For Harris, there is still information to be imparted, from who she is and where she came from to her positions on issues of importance to voters to the cues she sends about her strength as a possible president dealing with some intractable problems at home and a dangerous and unstable world.

Some of this she’s doing through advertising, whether on television or digitally. Some of it is through social media. Some of it she sought to do in the debate, which was watched by more than 67 million viewers. Meanwhile, the Trump campaign is doing what it can to tarnish her image, to make her look out of the mainstream and not ready to confront foreign dictators.

Harris must continue to allay voters’ concerns about the record of the Biden-Harris administration, whether it’s the border and immigration, the cost of everyday goods or the state of the world. Inflation has come down and the Federal Reserve’s cut in interest rates will be welcomed by potential home buyers and other borrowers. But many people still struggle with the cost of goods.

Border crossings are down but it took Biden three years to move aggressively. By then perceptions were baked in that he had done a poor job. Trump is doing all he can to keep the flames of that fire burning: witness how he and running mate Sen. JD Vance (Ohio continue to peddle lies about Haitian immigrants eating the pets of local residents. He and Vance continue to stir up a community pleading not to become part of the campaign dialogue.

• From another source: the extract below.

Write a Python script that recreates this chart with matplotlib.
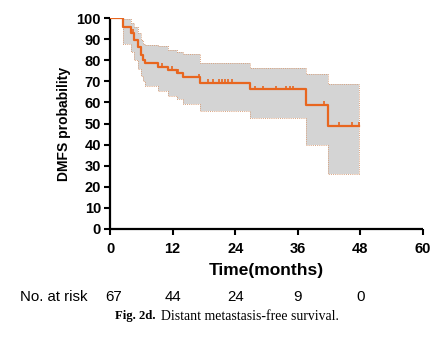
import matplotlib
matplotlib.use("Agg")
import matplotlib.pyplot as plt
import numpy as np

# ---- data ----
step_times = [0, 2.55, 3.97, 4.6, 5.37, 5.94, 6.33, 6.7, 9.2, 11.2, 12.8, 14.0, 17.2, 26.8, 37.6, 41.7, 47.8]
survival   = [100, 95.7, 93, 89.7, 86.5, 82.5, 80, 79, 77, 75.5, 74, 72, 69.4, 66.2, 58.8, 49, 49]
ci_upper   = [100, 99.5, 98, 96, 93, 89.5, 88, 87.3, 87, 85, 84, 83, 79, 76.5, 73.5, 68.8, 68.8]
ci_lower   = [100, 88, 84, 80, 76, 72.5, 70, 68, 65.5, 63, 61.5, 59.5, 56, 52.5, 39.8, 25.9, 25.9]
censor_times = [4.4, 6.0, 9.9, 11.8, 13.0, 17.0, 18.8, 19.8, 20.8, 21.4, 22.0, 22.7, 23.3,
                27.8, 29.3, 31.8, 33.7, 34.5, 35.1, 41.0, 43.8, 46.3, 47.8]
risk_times = [0, 12, 24, 36, 48]
risk_counts = ["67", "44", "24", "9", "0"]
x_ticks = [0, 12, 24, 36, 48, 60]
y_ticks = list(range(0, 101, 10))

ORANGE = "#E8661F"
BAND = "#D4D4D4"
EDGE = "#D9A27E"

fig = plt.figure(figsize=(4.39, 3.40), dpi=100)
ax = fig.add_axes([0.2506, 0.3274, 0.7130, 0.6186])

t = np.array(step_times)
s = np.array(survival)
ax.fill_between(t, ci_lower, ci_upper, step="post", color=BAND, lw=0, zorder=1)
ax.step(t, ci_upper, where="post", color=EDGE, lw=0.7, ls=(0, (1, 1.2)), zorder=2)
ax.step(t, ci_lower, where="post", color=EDGE, lw=0.7, ls=(0, (1, 1.2)), zorder=2)
ax.plot([t[-1], t[-1]], [ci_lower[-1], ci_upper[-1]], color=EDGE, lw=0.7, ls=(0, (1, 1.2)), zorder=2)
ax.step(t, s, where="post", color=ORANGE, lw=1.6, zorder=3)

# censor marks
cs = [s[np.searchsorted(t, c, side="right") - 1] for c in censor_times]
ax.plot(censor_times, np.array(cs) + 0.8, ls="none", marker="|", ms=3.5, mew=1.2, color=ORANGE, zorder=4)

ax.set_xlim(0, 60)
ax.set_ylim(0, 100)
ax.set_xticks(x_ticks)
ax.set_yticks(y_ticks)
for sp in ["top", "right"]:
    ax.spines[sp].set_visible(False)
for sp in ["left", "bottom"]:
    ax.spines[sp].set_linewidth(1.6)
    ax.spines[sp].set_capstyle("butt")
ax.tick_params(axis="both", direction="out", length=4.5, width=1.5, pad=3)

fam = ["Liberation Sans", "DejaVu Sans"]
for lab in ax.get_xticklabels() + ax.get_yticklabels():
    lab.set_fontfamily(fam)
    lab.set_fontweight("bold")
    lab.set_fontsize(10.5)
ax.tick_params(axis="y", pad=2)
ax.tick_params(axis="x", pad=5)

ax.set_xlabel("Time(months)", fontfamily=fam, fontweight="bold", fontsize=12.5, labelpad=5)
ax.set_ylabel("DMFS probability", fontfamily=fam, fontweight="bold", fontsize=10, labelpad=4)

# number at risk row
fig.text(20 / 439, 1 - 297 / 340, "No. at risk", fontfamily=fam, fontsize=10.8,
         ha="left", va="center")
for rt, rc in zip(risk_times, risk_counts):
    xpix = 110 + (423 - 110) * rt / 60.0 + (4 if rt == 0 else 0)
    fig.text(xpix / 439, 1 - 297 / 340, rc, fontfamily=fam, fontsize=10.8,
             ha="center", va="center")

# caption
sfam = ["Liberation Serif", "DejaVu Serif"]
fig.text(115 / 439, 1 - 316 / 340, "Fig. 2d.", fontfamily=sfam, fontweight="bold",
         fontsize=9.2, ha="left", va="center")
fig.text(161 / 439, 1 - 316 / 340, "Distant metastasis-free survival.", fontfamily=sfam,
         fontsize=9.9, ha="left", va="center")

fig.savefig("out.png", dpi=100)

Harris also has now done a limited number of press interviews. They have drawn mixed reviews. In part that’s because those events are seen through partisan lenses, but also because she has sometimes avoided answering direct questions. There’s no indication that these interviews have helped or hurt. She is checking a box, responding to complaints that she’s avoided unscripted settings.

Biden’s path to victory was seen as limited at best, based on the polls earlier in the summer. His only viable path was to win Michigan, Pennsylvania and Wisconsin, plus one congressional district in Nebraska. That would have put him at exactly 270 electoral votes (including one Nebraska congressional district).

That’s still the most likely path for Harris, winning the combined 44 electoral votes from the trio of northern battlegrounds. But because the polls are so close elsewhere, Harris appears to have other options, though in all the possible combinations, winning Pennsylvania seems essential.

Democrats see a fresh opportunity in North Carolina. The porn-site scandal that has engulfed Mark Robinson, the Republican candidate for governor, has thrown the state into turmoil. That could make Trump’s path to victory there more difficult. But few events, other than Biden’s disastrous debate performance, which led to Harris’s entry, have changed the race.

Enthusiasm for her candidacy among Democrats remains high. She held a live stream event with Oprah Winfrey on Thursday night in Michigan and drew 10,000 people to a rally in Madison on Friday night. But at the peak of exuberance for her candidacy last month, some Democratic strategists said that September would bring a different reality to Harris’s campaign. That’s the case today.

Early voting has begun and whatever surprises October holds, if any, are still unknown. For Harris, this is a time for grinding, for keeping her organization motivated, for filling in the blanks, for keeping the pressure on Trump, for reaching those few undecided voters, all in the hope of moving the numbers a few tenths of a percentage point every week or so, enough to claim victory in November. But she is not there yet.